Domestic Interest Rate and Foreign Direct Investment under Institutional Uncertainty

Dr. Nadine McCloud & Dr. Michael S. Delgado
Faculty of Social Sciences
Economics
Theme: 
Finance and Logistics

It has been argued that foreign direct investment (FDI) can exert upward or downward pressure on the domestic interest rate depending onforeign investors' relative weights on internal and external finance with respect to the domestic economy. It has also been argued that a country's level of institutional uncertainty influences firms' ability to obtain external finance. We empirically test the hypothesis that institutional uncertainty matters in the association between the domestic interest rate and FDI flows.

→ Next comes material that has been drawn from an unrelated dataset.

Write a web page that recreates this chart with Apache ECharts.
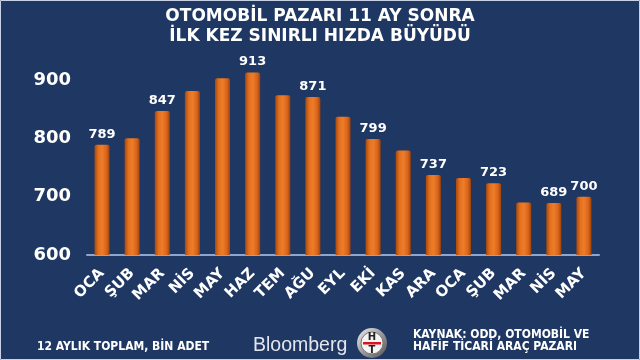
<!DOCTYPE html>
<html>
<head>
<meta charset="utf-8">
<script src="https://cdn.jsdelivr.net/npm/echarts@6/dist/echarts.min.js"></script>
<style>html,body{margin:0;padding:0;background:#1f3763;}#c{width:640px;height:360px;}</style>
</head>
<body>
<div id="c"></div>
<script>
const categories = ['OCA','ŞUB','MAR','NİS','MAY','HAZ','TEM','AĞU','EYL','EKİ','KAS','ARA','OCA','ŞUB','MAR','NİS','MAY'];
const values = [789, 800, 847, 881, 903, 913, 874, 871, 837, 799, 779, 737, 732, 723, 690, 689, 700];
const labeledIdx = [0, 2, 5, 7, 9, 11, 13, 15, 16];
const yTicks = [600, 700, 800, 900];
const titleLines = ['OTOMOBİL PAZARI 11 AY SONRA', 'İLK KEZ SINIRLI HIZDA BÜYÜDÜ'];
const noteLeft = '12 AYLIK TOPLAM, BİN ADET';
const noteRight = ['KAYNAK: ODD, OTOMOBİL VE', 'HAFİF TİCARİ ARAÇ PAZARI'];

const FONT = 'DejaVu Sans';
const chart = echarts.init(document.getElementById('c'));
const barColor = new echarts.graphic.LinearGradient(0, 0, 1, 0, [
  {offset: 0, color: '#a9490c'},
  {offset: 0.25, color: '#e2701f'},
  {offset: 0.5, color: '#ee7d2a'},
  {offset: 0.8, color: '#d8641a'},
  {offset: 1, color: '#9c420b'}
]);
const data = values.map((v, i) => ({
  value: v,
  label: {show: labeledIdx.indexOf(i) >= 0}
}));
chart.setOption({
  backgroundColor: '#1f3763',
  animation: false,
  title: {
    text: titleLines.join('\n'),
    left: 'center',
    top: 2,
    textStyle: {color: '#ffffff', fontFamily: FONT, fontWeight: 'bold', fontSize: 17, lineHeight: 20}
  },
  grid: {left: 87, right: 41, top: 21.7, bottom: 105},
  xAxis: {
    type: 'category',
    data: categories,
    axisLine: {lineStyle: {color: '#8ea6cc', width: 2}},
    axisTick: {show: false},
    axisLabel: {
      rotate: 45, color: '#ffffff', fontFamily: FONT, fontWeight: 'bold', fontSize: 15,
      margin: 16, interval: 0
    }
  },
  yAxis: {
    type: 'value',
    min: 600, max: 1000, interval: 100,
    splitLine: {show: false},
    axisLine: {show: false},
    axisTick: {show: false},
    axisLabel: {
      color: '#ffffff', fontFamily: FONT, fontWeight: 'bold', fontSize: 18, margin: 16,
      formatter: v => yTicks.indexOf(v) >= 0 ? String(v) : ''
    }
  },
  series: [{
    type: 'bar',
    data: data,
    barWidth: 15,
    itemStyle: {color: barColor, borderRadius: [2, 2, 0, 0]},
    label: {
      position: 'top', distance: 4, color: '#ffffff',
      fontFamily: FONT, fontWeight: 'bold', fontSize: 13
    }
  }],
  graphic: [
    {type: 'rect', shape: {x: 0.5, y: 0.5, width: 639, height: 359}, style: {fill: 'none', stroke: '#c8d2e4', lineWidth: 1}, silent: true},
    {type: 'text', left: 37, top: 341, style: {text: noteLeft, fill: '#ffffff', font: 'bold 12px "DejaVu Sans Condensed"'}},
    {type: 'text', left: 253, top: 336, style: {text: 'Bloomberg', fill: '#e4e6ee', font: '19.5px "Liberation Sans"'}},
    {type: 'group', left: 357, top: 328, children: [
      {type: 'circle', shape: {cx: 15, cy: 15, r: 15}, style: {fill: new echarts.graphic.LinearGradient(0,0,1,1,[{offset:0,color:'#f0f0f0'},{offset:0.5,color:'#9a9a9a'},{offset:1,color:'#555'}])}},
      {type: 'circle', shape: {cx: 15, cy: 15, r: 11}, style: {fill: '#f4f4f4', stroke: '#777', lineWidth: 1}},
      {type: 'text', style: {x: 15, y: 9, text: 'H', fill: '#222', font: 'bold 10px "DejaVu Sans"', align: 'center', verticalAlign: 'middle'}},
      {type: 'rect', shape: {x: 6, y: 14, width: 18, height: 2.5}, style: {fill: '#d8141c'}},
      {type: 'text', style: {x: 15, y: 22, text: 'T', fill: '#222', font: 'bold 10px "DejaVu Sans"', align: 'center', verticalAlign: 'middle'}}
    ]},
    {type: 'text', left: 413, top: 329, style: {text: noteRight.join('\n'), fill: '#ffffff', font: 'bold 12px "DejaVu Sans Condensed"', lineHeight: 12}}
  ]
});
</script>
</body>
</html>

We fit a semi parametric model to an unbalanced panel data of 137 developed and developing countries spanning 1984 to 2010. Using corruption to measure institutional uncertainty, we find that across countries a 1 percent increase in FDI inflows (outflows) is more likely to reduce the domestic interest rate by as much as 0.7 (1) percent. Our evidence corroborates the view that corruption influences the ability of foreign firms to obtain external finance within the domestic economy.

Foreign investors do not always obtain added external finance within the domestic economy as a result of lower corruption.This peculiar result lends credence to the use of second-best, rather than first-best, policies to curb the influence of corruption on the nexus between FDI and domestic interest rate.